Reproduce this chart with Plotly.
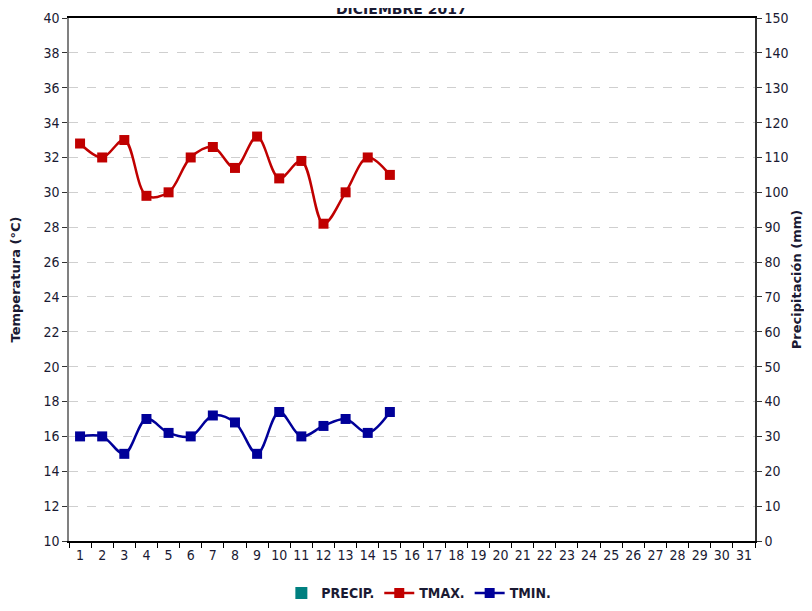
import plotly.graph_objects as go

# Datos diarios - diciembre 2017
dias = [str(d) for d in range(1, 32)]
dias_obs = [str(d) for d in range(1, 16)]
tmax = [32.8, 32.0, 33.0, 29.8, 30.0, 32.0, 32.6, 31.4, 33.2, 30.8, 31.8, 28.2, 30.0, 32.0, 31.0]
tmin = [16.0, 16.0, 15.0, 17.0, 16.2, 16.0, 17.2, 16.8, 15.0, 17.4, 16.0, 16.6, 17.0, 16.2, 17.4]
precip = [0, 0, 0, 0, 0, 0, 0, 0, 0, 0, 0, 0, 0, 0, 0]

FONT = "DejaVu Sans Condensed"
TXT = "#1a1a33"

fig = go.Figure()

fig.add_trace(go.Bar(
    x=dias_obs, y=precip, name="PRECIP.", yaxis="y2",
    marker=dict(color="#008080", line=dict(width=0)),
))
fig.add_trace(go.Scatter(
    x=dias_obs, y=tmax, name="TMAX.", mode="lines+markers",
    line=dict(color="#C00000", width=2.5, shape="spline", smoothing=1.0),
    marker=dict(symbol="square", size=10, color="#C00000"),
))
fig.add_trace(go.Scatter(
    x=dias_obs, y=tmin, name="TMIN.", mode="lines+markers",
    line=dict(color="#000099", width=2.5, shape="spline", smoothing=1.0),
    marker=dict(symbol="square", size=10, color="#000099"),
))

# titulo parcialmente fuera del lienzo, como en el original
fig.add_annotation(
    text="<b>DICIEMBRE 2017</b>", xref="paper", yref="paper",
    x=0.485, y=1.017, xanchor="center", yanchor="middle", showarrow=False,
    font=dict(family="DejaVu Sans", size=14, color=TXT),
)

fig.update_layout(
    width=812, height=611,
    margin=dict(l=61, r=65, t=10, b=68),
    paper_bgcolor="white", plot_bgcolor="white",
    font=dict(family=FONT, size=14, color=TXT),
    showlegend=True,
    legend=dict(orientation="h", x=0.51, xanchor="center", y=-0.1, yanchor="middle",
                font=dict(family=FONT, size=14, color=TXT, weight="bold"),
                itemwidth=30, tracegroupgap=0),
    bargap=0.3,
    xaxis=dict(
        type="category", categoryorder="array", categoryarray=dias,
        range=[-0.5, 30.5], tickson="boundaries", tickangle=0,
        showline=True, linecolor="black", linewidth=1.5, mirror=True,
        ticks="outside", ticklen=5, tickcolor="black",
        showgrid=False, fixedrange=True, automargin=False,
    ),
    yaxis=dict(
        title=dict(text="<b>Temperatura (°C)</b>", font=dict(family="DejaVu Sans", size=13), standoff=20),
        range=[10, 40], dtick=2, tick0=10,
        showline=True, linecolor="#808080", linewidth=1.5,
        ticks="outside", ticklen=5, tickcolor="#333333",
        showgrid=True, gridcolor="#cfcfcf", griddash="dash", gridwidth=1,
        zeroline=False, automargin=False,
    ),
    yaxis2=dict(
        title=dict(text="<b>Precipitación (mm)</b>", font=dict(family="DejaVu Sans", size=13), standoff=4),
        range=[0, 150], dtick=10, overlaying="y", side="right",
        showline=True, linecolor="#333333", linewidth=1.5,
        ticks="outside", ticklen=5, tickcolor="#333333",
        showgrid=False, zeroline=False, automargin=False,
    ),
)

fig.write_html("out.html")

■ Exercise directions ■
Would you reproduce the lines above, from the very first through the line containing "import plotly.graph_objects as go", exactly and without the pictures?

■ Answer below ■
Reproduce this chart with Plotly.
import plotly.graph_objects as go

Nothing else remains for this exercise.